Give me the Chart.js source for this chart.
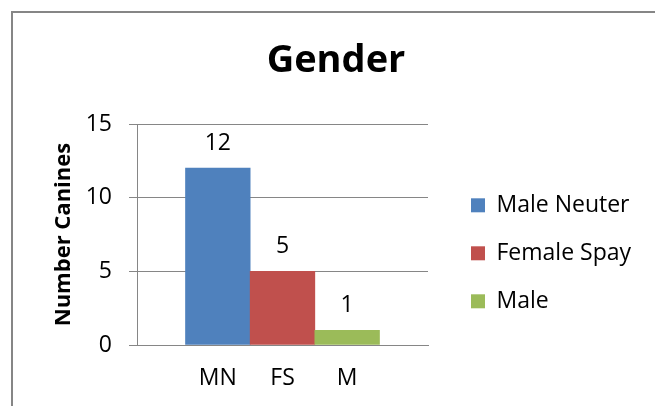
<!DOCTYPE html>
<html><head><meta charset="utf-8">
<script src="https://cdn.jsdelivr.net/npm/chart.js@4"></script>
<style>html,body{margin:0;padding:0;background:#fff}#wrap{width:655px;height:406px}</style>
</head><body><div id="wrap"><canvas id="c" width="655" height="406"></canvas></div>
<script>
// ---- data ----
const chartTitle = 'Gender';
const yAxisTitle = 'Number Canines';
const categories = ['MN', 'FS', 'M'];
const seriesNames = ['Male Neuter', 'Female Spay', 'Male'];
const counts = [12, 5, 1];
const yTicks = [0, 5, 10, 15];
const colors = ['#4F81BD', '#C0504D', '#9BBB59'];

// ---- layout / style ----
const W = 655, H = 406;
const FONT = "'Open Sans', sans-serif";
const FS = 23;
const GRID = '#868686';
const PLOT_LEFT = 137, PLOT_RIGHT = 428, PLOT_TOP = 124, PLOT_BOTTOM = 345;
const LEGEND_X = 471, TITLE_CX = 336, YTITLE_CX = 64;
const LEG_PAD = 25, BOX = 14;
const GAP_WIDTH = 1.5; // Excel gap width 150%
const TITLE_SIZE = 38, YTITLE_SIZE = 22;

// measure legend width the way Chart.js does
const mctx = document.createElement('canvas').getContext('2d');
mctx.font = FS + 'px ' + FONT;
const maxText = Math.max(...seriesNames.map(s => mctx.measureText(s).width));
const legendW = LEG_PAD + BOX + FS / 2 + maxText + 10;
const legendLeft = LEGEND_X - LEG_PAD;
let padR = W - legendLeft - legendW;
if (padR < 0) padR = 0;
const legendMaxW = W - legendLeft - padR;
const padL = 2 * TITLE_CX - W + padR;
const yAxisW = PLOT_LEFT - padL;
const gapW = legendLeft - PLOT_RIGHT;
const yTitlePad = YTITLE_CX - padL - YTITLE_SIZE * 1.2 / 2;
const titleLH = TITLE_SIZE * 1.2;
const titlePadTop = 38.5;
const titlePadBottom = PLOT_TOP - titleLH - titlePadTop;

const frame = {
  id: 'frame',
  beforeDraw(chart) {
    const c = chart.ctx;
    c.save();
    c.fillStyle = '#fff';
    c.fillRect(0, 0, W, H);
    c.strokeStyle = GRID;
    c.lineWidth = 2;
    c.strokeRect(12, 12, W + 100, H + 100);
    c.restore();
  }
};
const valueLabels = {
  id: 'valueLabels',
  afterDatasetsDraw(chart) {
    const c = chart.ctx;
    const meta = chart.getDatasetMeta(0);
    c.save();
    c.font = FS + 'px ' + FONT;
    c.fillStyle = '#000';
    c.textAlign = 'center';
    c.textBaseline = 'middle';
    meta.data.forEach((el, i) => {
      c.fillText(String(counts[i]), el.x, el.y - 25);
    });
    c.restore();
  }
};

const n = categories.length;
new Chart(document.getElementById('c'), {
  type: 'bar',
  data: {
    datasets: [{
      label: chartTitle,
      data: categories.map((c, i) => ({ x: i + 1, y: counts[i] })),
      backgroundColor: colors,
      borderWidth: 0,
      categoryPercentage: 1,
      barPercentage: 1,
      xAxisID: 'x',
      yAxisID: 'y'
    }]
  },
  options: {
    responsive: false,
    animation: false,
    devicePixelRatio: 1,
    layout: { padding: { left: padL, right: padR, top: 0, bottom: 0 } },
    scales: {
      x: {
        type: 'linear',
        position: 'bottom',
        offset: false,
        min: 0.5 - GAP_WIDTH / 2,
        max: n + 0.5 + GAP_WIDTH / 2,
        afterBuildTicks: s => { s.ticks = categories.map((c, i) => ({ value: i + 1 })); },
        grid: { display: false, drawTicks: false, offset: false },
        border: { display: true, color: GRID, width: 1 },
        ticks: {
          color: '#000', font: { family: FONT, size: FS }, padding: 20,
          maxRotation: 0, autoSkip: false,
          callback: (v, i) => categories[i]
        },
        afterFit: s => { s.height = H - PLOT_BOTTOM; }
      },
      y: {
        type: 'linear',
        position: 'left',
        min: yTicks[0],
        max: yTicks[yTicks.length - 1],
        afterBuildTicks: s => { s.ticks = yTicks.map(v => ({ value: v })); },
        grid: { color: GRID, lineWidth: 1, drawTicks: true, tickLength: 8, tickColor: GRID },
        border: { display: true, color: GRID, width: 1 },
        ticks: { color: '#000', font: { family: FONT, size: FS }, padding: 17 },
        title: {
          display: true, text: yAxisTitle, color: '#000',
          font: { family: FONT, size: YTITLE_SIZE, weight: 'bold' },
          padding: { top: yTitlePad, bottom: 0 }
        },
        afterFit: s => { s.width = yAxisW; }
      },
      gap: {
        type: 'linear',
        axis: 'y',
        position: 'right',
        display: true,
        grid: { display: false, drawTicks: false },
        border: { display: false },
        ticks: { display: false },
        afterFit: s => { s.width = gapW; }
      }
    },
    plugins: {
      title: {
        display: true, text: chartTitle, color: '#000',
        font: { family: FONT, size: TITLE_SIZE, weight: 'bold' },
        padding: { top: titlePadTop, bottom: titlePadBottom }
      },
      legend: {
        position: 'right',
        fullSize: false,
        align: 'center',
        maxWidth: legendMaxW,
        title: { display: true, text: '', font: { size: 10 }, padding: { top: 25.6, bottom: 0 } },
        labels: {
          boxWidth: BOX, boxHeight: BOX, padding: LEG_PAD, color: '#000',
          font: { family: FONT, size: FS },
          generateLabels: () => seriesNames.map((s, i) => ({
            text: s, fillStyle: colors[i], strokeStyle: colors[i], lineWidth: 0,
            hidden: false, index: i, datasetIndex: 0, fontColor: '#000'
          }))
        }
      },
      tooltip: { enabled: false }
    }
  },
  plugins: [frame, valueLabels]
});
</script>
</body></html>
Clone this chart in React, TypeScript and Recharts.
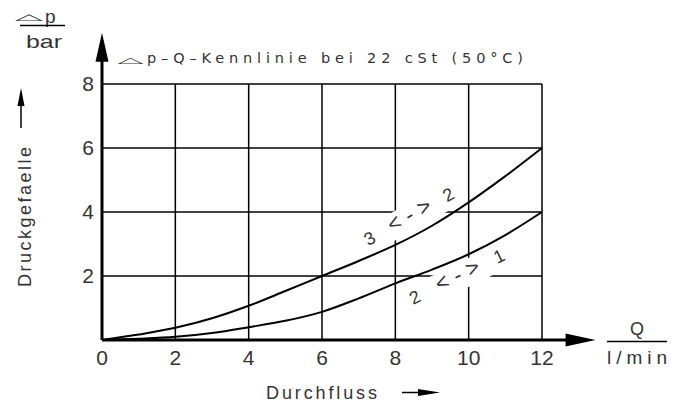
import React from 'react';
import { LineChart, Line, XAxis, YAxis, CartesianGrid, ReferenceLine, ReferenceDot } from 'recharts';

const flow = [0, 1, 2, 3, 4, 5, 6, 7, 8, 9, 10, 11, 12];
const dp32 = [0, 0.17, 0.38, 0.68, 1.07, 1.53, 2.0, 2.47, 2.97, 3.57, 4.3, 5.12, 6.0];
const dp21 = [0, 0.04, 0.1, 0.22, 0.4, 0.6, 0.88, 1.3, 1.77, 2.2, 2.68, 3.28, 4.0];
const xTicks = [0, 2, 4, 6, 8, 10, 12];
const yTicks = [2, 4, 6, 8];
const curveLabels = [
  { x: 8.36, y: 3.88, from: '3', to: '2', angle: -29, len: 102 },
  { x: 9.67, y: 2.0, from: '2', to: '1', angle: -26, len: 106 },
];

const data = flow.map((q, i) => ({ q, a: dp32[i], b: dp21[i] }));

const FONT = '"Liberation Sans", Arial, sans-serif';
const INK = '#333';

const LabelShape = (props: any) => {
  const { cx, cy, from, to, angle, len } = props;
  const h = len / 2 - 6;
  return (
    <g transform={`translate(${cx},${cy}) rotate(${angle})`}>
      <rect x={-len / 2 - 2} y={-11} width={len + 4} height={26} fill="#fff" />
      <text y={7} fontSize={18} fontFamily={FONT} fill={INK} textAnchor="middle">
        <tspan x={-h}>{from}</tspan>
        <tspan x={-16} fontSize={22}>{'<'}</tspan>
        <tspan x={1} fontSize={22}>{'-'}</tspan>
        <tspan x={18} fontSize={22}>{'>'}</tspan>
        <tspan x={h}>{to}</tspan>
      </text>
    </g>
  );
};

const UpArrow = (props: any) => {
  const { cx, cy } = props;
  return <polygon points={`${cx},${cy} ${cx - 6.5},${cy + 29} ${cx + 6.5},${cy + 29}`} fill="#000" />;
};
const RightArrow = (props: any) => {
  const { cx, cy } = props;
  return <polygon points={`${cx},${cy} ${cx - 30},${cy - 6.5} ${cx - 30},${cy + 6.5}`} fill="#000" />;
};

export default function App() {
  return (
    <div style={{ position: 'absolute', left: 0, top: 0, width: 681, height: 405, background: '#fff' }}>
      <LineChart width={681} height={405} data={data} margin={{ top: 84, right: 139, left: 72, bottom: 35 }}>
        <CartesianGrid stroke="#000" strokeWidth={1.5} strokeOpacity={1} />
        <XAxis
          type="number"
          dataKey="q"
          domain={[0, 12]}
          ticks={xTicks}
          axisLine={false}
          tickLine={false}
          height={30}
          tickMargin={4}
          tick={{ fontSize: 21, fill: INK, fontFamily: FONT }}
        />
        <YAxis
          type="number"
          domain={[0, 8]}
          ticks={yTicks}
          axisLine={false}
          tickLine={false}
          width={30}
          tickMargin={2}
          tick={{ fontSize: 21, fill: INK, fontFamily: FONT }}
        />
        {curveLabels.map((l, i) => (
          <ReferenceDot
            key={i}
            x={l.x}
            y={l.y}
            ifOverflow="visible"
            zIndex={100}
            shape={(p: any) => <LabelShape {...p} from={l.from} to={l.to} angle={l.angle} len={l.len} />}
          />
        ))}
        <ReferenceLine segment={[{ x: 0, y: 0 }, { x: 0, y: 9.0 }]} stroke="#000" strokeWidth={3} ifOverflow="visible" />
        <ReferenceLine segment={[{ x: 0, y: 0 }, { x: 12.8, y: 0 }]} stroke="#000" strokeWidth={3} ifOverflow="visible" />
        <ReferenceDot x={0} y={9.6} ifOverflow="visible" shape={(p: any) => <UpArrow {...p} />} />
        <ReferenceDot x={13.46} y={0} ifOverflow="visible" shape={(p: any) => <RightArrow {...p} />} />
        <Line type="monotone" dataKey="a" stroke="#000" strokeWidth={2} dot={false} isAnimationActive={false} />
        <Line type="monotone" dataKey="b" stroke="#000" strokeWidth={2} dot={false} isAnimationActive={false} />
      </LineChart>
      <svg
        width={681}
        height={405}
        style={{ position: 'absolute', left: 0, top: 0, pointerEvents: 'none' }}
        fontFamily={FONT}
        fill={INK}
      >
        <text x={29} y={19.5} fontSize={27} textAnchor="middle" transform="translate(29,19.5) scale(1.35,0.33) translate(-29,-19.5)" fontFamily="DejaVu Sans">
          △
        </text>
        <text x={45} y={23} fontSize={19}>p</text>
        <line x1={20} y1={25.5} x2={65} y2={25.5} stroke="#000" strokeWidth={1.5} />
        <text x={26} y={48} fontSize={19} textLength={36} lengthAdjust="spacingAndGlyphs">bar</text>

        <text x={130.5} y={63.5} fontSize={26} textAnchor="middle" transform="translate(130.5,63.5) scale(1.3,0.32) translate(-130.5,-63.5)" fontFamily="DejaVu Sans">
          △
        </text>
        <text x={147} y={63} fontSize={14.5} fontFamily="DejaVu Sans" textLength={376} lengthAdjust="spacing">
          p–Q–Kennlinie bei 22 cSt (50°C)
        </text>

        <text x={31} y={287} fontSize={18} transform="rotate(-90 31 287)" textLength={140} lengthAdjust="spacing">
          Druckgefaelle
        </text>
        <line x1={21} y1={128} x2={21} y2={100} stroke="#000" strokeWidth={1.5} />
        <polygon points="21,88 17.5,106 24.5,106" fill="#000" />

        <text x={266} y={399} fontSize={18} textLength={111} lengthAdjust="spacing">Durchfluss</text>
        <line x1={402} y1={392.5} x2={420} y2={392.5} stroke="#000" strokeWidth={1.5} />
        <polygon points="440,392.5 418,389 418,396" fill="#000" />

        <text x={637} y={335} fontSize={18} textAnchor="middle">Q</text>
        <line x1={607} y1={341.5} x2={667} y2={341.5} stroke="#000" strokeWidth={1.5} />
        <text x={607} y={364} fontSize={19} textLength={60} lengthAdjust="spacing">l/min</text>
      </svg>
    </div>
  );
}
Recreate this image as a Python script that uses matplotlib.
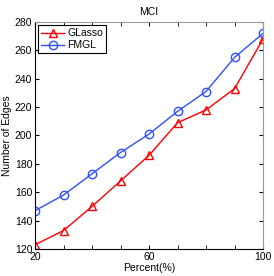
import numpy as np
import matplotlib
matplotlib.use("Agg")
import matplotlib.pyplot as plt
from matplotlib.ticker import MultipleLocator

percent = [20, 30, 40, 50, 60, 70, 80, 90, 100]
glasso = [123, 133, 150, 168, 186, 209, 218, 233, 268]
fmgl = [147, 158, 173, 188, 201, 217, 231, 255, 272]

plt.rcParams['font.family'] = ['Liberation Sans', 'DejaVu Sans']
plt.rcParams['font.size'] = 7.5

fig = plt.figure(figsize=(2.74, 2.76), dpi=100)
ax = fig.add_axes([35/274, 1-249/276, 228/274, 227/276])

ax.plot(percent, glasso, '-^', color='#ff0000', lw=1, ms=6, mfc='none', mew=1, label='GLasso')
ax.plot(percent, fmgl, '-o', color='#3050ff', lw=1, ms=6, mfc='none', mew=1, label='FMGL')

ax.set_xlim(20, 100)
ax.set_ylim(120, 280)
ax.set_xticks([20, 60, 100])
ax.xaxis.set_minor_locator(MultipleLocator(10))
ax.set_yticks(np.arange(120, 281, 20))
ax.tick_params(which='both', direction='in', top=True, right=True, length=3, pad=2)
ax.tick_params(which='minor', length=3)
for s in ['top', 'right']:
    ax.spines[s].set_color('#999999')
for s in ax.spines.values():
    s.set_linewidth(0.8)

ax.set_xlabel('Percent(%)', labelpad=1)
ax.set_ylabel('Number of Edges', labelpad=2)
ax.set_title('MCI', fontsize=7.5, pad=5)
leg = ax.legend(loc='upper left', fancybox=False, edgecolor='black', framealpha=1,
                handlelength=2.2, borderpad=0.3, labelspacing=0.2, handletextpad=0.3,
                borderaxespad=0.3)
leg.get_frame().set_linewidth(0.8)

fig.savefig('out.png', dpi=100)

────────────────────

From the first line of the entries above down to the line holding "const TITLE_SIZE = 38, YTITLE_SIZE = 22;", quote each line exactly and nothing else, skipping pictures.

Give me the Chart.js source for this chart.
<!DOCTYPE html>
<html><head><meta charset="utf-8">
<script src="https://cdn.jsdelivr.net/npm/chart.js@4"></script>
<style>html,body{margin:0;padding:0;background:#fff}#wrap{width:655px;height:406px}</style>
</head><body><div id="wrap"><canvas id="c" width="655" height="406"></canvas></div>
<script>
// ---- data ----
const chartTitle = 'Gender';
const yAxisTitle = 'Number Canines';
const categories = ['MN', 'FS', 'M'];
const seriesNames = ['Male Neuter', 'Female Spay', 'Male'];
const counts = [12, 5, 1];
const yTicks = [0, 5, 10, 15];
const colors = ['#4F81BD', '#C0504D', '#9BBB59'];

// ---- layout / style ----
const W = 655, H = 406;
const FONT = "'Open Sans', sans-serif";
const FS = 23;
const GRID = '#868686';
const PLOT_LEFT = 137, PLOT_RIGHT = 428, PLOT_TOP = 124, PLOT_BOTTOM = 345;
const LEGEND_X = 471, TITLE_CX = 336, YTITLE_CX = 64;
const LEG_PAD = 25, BOX = 14;
const GAP_WIDTH = 1.5; // Excel gap width 150%
const TITLE_SIZE = 38, YTITLE_SIZE = 22;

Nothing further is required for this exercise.